Browse our gallery of archive photographs from Living Archive or keep scrolling to read more about our very own Bradwell Windmill!
Bradwell Windmill is a limestone tower mill which was built around 1805 by a Mr Samuel Holman. The positioning of the mill would have taken advantage of the adjacent newly opened Grand Union Canal, transporting flour into the London market. It is believed to be the oldest tower mill in the whole of Buckinghamshire.
Samuel Holman worked the mill until his death in 1825, when the business was inherited by his wife and son.
It milled barley and wheat and provided a living for the families who subsequently owned it in the following decades, but things were changing, and with the increasing use of steam power, the mill closed for business in 1876 when the Railway Company bought adjacent land for the development of the Wolverton to Newport Pagnell line (now the Railway Walk). The last miller was Robert Saxby.

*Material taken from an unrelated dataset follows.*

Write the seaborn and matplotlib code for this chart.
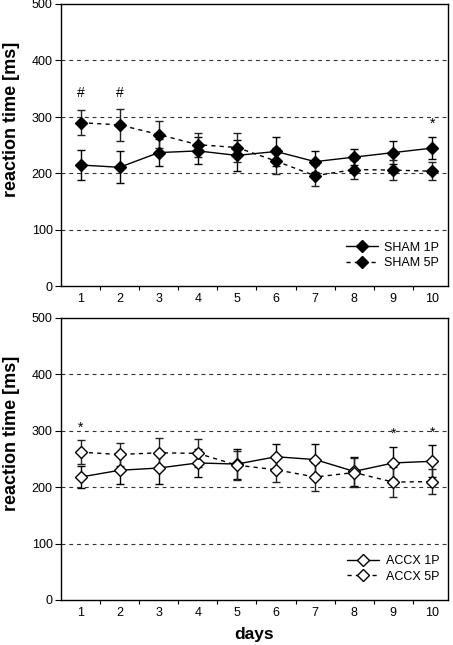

Bradwell Windmill was left derelict until the 1970s when restoration work was undertaken by Milton Keynes Development Corporation and placed in ownership of Milton Keynes City Council. Further investment saw refurbishment work in 2014 which made the building watertight and restored the sales and milling mechanism, and Milton Keynes Museum was appointed custodian.
Courtesy of Living Archive
The mill consists of three floors above ground level, the stone floor, the bin floor and the dust floor, and still features original beams and equipment. One of its more unusual features is a fireplace on the ground floor, uncommon in mills due to the highly explosive properties of flour.
The stone floor has two sets of millstones; one pair made from Derbyshire Peak stone which would have been used to grind animal feed, and a pair of French stones for grinding finer flour for human consumption.